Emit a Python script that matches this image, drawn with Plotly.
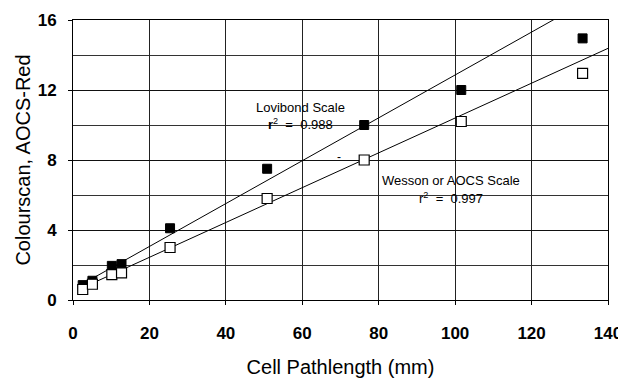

---

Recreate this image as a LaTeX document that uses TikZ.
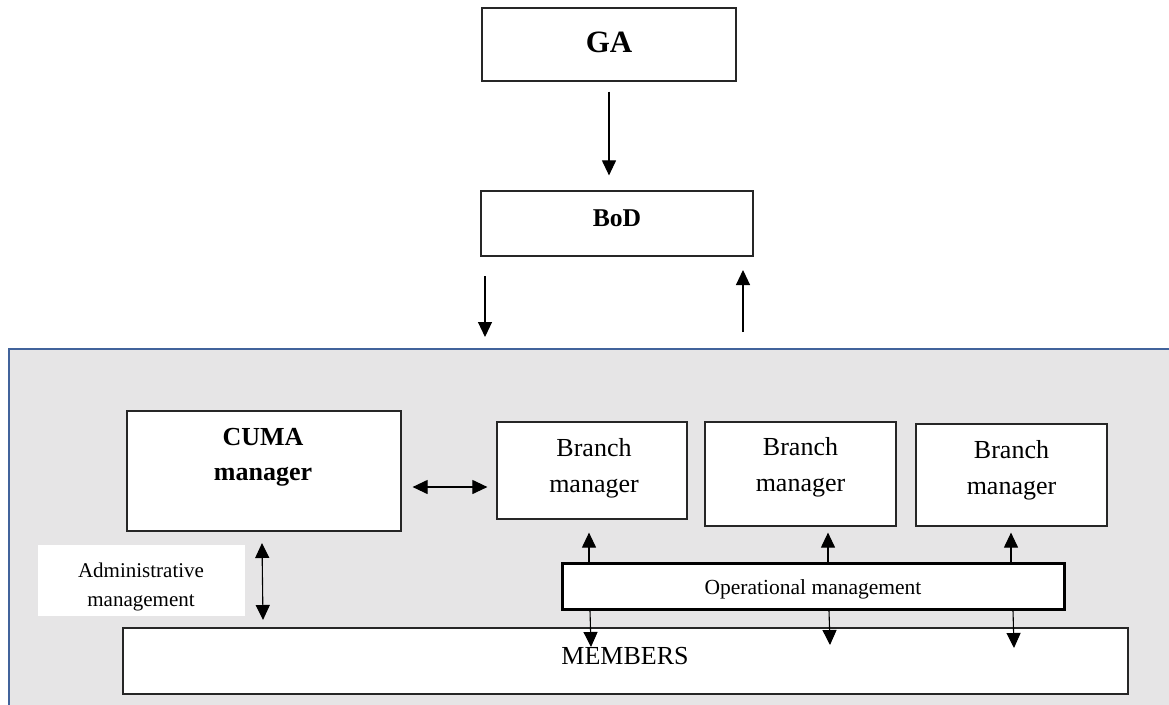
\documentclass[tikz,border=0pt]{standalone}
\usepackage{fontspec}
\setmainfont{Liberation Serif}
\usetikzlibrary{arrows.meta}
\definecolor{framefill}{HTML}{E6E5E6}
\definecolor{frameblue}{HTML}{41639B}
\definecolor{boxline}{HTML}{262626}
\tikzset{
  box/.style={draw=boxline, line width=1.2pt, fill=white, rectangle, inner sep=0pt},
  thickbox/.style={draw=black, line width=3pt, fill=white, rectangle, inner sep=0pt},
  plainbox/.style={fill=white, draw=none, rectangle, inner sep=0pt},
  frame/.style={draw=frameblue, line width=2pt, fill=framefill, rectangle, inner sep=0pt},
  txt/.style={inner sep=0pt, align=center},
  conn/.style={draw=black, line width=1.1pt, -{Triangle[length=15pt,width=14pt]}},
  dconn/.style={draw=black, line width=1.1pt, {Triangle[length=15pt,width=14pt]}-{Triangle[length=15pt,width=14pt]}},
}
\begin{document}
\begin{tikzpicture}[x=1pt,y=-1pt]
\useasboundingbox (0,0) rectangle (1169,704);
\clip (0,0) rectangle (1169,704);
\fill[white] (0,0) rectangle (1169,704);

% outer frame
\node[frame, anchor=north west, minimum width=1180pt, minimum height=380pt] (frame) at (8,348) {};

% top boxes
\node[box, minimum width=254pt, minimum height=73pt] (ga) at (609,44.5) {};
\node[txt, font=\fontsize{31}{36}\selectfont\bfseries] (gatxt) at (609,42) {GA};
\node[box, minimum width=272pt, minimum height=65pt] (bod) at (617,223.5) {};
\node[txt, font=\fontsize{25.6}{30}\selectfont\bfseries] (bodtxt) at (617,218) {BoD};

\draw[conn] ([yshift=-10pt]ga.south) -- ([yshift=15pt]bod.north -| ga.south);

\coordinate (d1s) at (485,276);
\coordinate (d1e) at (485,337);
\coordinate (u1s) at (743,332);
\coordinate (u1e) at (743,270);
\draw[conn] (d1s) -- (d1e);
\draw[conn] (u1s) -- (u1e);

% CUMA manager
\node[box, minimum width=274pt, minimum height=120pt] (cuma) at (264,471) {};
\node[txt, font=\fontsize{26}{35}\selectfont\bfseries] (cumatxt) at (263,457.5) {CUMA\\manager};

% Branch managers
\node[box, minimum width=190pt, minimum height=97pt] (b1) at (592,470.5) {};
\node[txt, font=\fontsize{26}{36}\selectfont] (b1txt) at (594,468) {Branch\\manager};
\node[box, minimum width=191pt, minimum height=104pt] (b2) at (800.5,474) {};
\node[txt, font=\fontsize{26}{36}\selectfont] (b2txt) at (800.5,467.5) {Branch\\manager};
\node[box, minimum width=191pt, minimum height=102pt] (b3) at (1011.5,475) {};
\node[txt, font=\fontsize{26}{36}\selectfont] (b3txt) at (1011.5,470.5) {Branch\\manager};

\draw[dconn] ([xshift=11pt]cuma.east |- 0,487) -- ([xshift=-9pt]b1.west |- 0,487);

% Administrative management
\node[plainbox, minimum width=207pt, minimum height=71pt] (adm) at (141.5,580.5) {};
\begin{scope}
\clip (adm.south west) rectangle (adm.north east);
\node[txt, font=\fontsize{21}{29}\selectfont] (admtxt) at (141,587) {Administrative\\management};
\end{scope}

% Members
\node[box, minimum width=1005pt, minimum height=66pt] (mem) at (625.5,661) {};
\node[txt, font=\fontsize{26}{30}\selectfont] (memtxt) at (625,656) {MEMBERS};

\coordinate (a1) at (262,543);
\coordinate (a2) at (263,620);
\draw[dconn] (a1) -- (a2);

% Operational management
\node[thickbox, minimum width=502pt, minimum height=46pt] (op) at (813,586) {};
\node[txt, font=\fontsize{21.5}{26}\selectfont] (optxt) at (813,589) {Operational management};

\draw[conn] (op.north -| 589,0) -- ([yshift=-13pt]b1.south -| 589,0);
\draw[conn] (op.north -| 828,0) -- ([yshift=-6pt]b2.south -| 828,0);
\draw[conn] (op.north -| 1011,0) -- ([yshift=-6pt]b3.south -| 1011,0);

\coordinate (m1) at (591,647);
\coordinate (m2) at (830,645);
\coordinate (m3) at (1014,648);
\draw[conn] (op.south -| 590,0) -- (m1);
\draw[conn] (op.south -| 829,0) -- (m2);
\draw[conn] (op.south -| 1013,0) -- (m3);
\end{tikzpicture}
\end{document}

Brief> Return every line in the listing that contains the word "image".

Result of the exercise>
Emit a Python script that matches this image, drawn with Plotly.
Recreate this image as a LaTeX document that uses TikZ.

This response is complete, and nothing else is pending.